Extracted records

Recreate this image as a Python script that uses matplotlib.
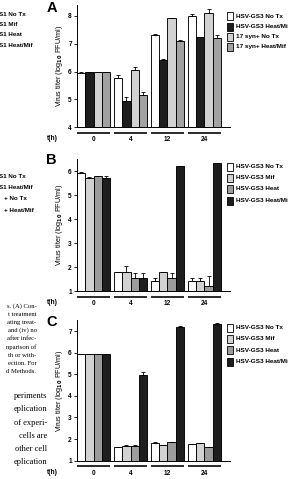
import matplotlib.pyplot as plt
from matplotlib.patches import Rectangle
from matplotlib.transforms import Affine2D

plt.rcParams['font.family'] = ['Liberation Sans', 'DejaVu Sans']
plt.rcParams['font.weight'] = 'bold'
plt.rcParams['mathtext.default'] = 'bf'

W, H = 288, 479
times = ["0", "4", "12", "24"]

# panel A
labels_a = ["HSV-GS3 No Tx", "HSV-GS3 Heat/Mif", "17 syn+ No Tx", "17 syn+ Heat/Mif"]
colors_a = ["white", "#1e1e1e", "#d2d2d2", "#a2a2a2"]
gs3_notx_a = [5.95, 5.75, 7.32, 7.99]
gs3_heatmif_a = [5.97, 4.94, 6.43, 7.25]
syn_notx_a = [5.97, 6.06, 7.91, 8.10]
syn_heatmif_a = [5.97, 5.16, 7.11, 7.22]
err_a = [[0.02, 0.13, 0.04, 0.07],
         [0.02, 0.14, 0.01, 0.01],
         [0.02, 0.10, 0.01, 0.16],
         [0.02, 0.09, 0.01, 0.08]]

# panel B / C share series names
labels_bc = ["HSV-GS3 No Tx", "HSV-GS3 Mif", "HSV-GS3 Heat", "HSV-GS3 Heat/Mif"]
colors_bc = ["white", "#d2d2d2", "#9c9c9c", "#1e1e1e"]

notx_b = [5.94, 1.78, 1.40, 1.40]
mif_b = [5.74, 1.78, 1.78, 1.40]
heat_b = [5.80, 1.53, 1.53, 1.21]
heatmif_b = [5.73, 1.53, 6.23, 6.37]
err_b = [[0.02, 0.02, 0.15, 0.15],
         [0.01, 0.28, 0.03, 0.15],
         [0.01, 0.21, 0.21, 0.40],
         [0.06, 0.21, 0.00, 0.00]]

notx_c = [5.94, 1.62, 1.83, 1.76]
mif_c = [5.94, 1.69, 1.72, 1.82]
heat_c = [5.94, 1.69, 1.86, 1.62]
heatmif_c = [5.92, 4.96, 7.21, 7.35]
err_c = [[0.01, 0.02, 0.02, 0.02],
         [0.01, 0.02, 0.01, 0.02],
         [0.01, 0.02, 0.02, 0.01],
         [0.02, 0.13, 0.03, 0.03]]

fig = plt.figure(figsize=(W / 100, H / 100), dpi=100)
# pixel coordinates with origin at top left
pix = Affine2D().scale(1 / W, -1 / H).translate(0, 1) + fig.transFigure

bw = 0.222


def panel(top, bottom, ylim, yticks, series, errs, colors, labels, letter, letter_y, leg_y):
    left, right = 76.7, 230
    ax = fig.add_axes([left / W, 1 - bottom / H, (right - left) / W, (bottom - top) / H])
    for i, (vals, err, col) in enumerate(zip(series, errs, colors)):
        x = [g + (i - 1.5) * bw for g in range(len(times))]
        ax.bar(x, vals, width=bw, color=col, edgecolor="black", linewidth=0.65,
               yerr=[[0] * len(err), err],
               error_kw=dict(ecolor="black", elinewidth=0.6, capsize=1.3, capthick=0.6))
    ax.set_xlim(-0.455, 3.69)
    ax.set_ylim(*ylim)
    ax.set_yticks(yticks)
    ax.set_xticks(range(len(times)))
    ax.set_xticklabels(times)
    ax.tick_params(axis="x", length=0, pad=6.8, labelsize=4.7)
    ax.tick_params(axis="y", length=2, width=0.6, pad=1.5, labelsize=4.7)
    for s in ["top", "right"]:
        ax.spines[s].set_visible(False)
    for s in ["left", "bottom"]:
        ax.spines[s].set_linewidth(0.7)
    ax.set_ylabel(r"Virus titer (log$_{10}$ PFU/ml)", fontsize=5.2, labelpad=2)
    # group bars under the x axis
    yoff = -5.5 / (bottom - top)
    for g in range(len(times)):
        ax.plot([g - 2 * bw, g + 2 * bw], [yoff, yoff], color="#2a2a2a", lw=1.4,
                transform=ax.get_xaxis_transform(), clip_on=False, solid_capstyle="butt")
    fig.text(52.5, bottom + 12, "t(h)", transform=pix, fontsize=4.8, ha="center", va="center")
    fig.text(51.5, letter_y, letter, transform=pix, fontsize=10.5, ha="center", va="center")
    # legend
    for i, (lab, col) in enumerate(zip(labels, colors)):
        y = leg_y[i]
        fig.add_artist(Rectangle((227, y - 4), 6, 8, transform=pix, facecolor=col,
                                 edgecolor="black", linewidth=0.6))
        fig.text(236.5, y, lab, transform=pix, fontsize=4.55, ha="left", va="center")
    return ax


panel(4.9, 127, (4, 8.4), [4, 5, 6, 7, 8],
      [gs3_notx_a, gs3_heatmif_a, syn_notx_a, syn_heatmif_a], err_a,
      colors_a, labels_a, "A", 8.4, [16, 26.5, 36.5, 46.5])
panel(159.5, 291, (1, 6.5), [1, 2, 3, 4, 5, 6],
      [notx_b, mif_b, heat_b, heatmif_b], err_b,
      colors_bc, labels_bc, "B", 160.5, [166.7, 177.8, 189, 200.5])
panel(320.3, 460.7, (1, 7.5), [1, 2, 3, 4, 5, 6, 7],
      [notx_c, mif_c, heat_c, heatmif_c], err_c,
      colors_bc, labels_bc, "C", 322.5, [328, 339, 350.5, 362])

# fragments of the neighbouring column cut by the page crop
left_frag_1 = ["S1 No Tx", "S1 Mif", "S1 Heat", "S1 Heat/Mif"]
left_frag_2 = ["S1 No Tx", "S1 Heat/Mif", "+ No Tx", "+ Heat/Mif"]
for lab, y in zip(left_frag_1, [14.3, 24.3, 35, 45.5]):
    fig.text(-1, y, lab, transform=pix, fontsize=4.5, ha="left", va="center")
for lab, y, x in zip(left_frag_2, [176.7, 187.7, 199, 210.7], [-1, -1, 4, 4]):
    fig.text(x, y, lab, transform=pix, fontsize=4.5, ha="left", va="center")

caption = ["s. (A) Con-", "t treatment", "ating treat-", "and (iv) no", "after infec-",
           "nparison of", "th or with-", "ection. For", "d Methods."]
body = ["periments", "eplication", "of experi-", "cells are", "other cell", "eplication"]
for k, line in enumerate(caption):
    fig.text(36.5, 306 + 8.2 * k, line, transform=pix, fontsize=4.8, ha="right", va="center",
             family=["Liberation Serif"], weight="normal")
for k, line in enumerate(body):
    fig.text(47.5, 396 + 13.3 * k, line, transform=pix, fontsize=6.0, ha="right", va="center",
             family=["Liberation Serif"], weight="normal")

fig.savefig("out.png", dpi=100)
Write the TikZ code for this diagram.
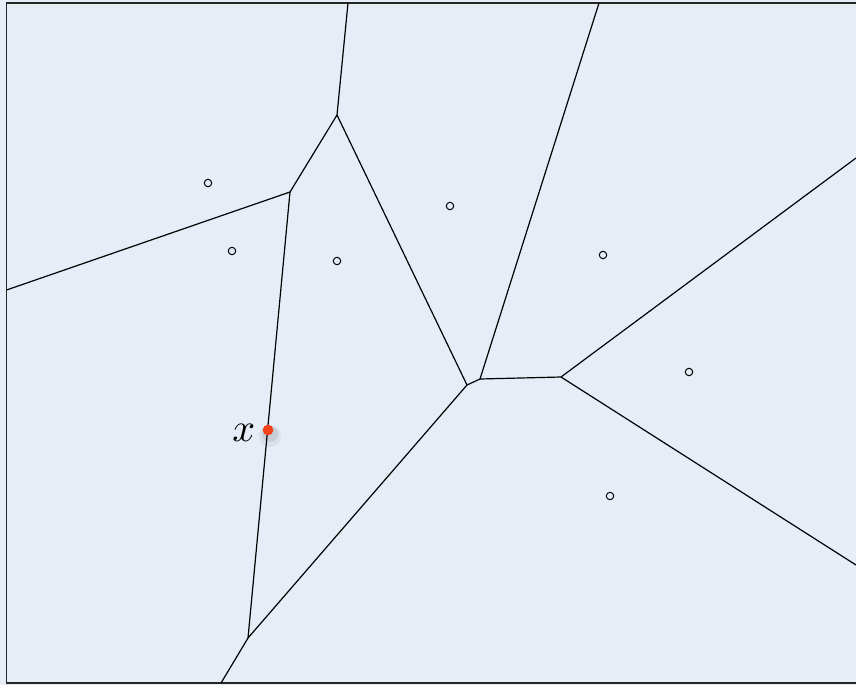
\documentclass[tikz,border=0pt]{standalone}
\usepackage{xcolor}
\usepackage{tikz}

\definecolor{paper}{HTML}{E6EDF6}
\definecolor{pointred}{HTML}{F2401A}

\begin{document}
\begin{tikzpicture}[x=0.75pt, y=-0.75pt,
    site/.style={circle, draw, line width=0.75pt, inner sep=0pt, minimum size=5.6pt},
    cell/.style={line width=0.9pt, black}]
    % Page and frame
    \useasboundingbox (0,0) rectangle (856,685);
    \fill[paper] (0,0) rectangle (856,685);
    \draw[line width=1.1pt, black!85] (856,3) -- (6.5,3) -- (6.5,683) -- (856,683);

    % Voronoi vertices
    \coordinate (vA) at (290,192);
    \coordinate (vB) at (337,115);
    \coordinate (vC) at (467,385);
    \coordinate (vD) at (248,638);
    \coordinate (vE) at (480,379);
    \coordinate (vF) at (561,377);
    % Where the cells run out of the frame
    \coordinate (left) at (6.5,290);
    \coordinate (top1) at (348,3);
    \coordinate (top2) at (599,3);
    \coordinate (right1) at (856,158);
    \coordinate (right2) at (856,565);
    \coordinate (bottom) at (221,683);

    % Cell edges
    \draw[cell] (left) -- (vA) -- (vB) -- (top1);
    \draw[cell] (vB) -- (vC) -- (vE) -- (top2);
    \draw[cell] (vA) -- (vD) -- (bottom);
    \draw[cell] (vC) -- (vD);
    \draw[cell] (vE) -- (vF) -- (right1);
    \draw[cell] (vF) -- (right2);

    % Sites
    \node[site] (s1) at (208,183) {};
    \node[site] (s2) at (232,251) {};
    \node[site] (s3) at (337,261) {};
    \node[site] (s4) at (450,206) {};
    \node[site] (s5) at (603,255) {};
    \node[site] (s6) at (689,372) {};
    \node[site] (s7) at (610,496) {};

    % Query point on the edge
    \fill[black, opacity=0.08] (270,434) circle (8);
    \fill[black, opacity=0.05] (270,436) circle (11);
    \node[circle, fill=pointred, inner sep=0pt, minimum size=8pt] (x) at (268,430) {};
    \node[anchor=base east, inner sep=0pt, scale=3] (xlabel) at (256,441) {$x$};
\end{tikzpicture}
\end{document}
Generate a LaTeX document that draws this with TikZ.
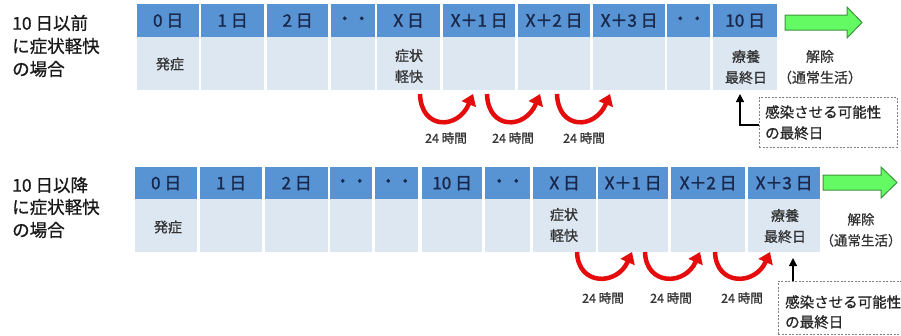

> _Work to complete_: Both the line containing "Write the TikZ code for this diagram." and the line containing "(vF) -- (right2);" belong in the copy, along with every line between them. Reproduce that stretch exactly, without the pictures.

> _Written answer_:
Write the TikZ code for this diagram.
\documentclass[tikz,border=0pt]{standalone}
\usepackage{xcolor}
\usepackage{tikz}

\definecolor{paper}{HTML}{E6EDF6}
\definecolor{pointred}{HTML}{F2401A}

\begin{document}
\begin{tikzpicture}[x=0.75pt, y=-0.75pt,
    site/.style={circle, draw, line width=0.75pt, inner sep=0pt, minimum size=5.6pt},
    cell/.style={line width=0.9pt, black}]
    % Page and frame
    \useasboundingbox (0,0) rectangle (856,685);
    \fill[paper] (0,0) rectangle (856,685);
    \draw[line width=1.1pt, black!85] (856,3) -- (6.5,3) -- (6.5,683) -- (856,683);

    % Voronoi vertices
    \coordinate (vA) at (290,192);
    \coordinate (vB) at (337,115);
    \coordinate (vC) at (467,385);
    \coordinate (vD) at (248,638);
    \coordinate (vE) at (480,379);
    \coordinate (vF) at (561,377);
    % Where the cells run out of the frame
    \coordinate (left) at (6.5,290);
    \coordinate (top1) at (348,3);
    \coordinate (top2) at (599,3);
    \coordinate (right1) at (856,158);
    \coordinate (right2) at (856,565);
    \coordinate (bottom) at (221,683);

    % Cell edges
    \draw[cell] (left) -- (vA) -- (vB) -- (top1);
    \draw[cell] (vB) -- (vC) -- (vE) -- (top2);
    \draw[cell] (vA) -- (vD) -- (bottom);
    \draw[cell] (vC) -- (vD);
    \draw[cell] (vE) -- (vF) -- (right1);
    \draw[cell] (vF) -- (right2);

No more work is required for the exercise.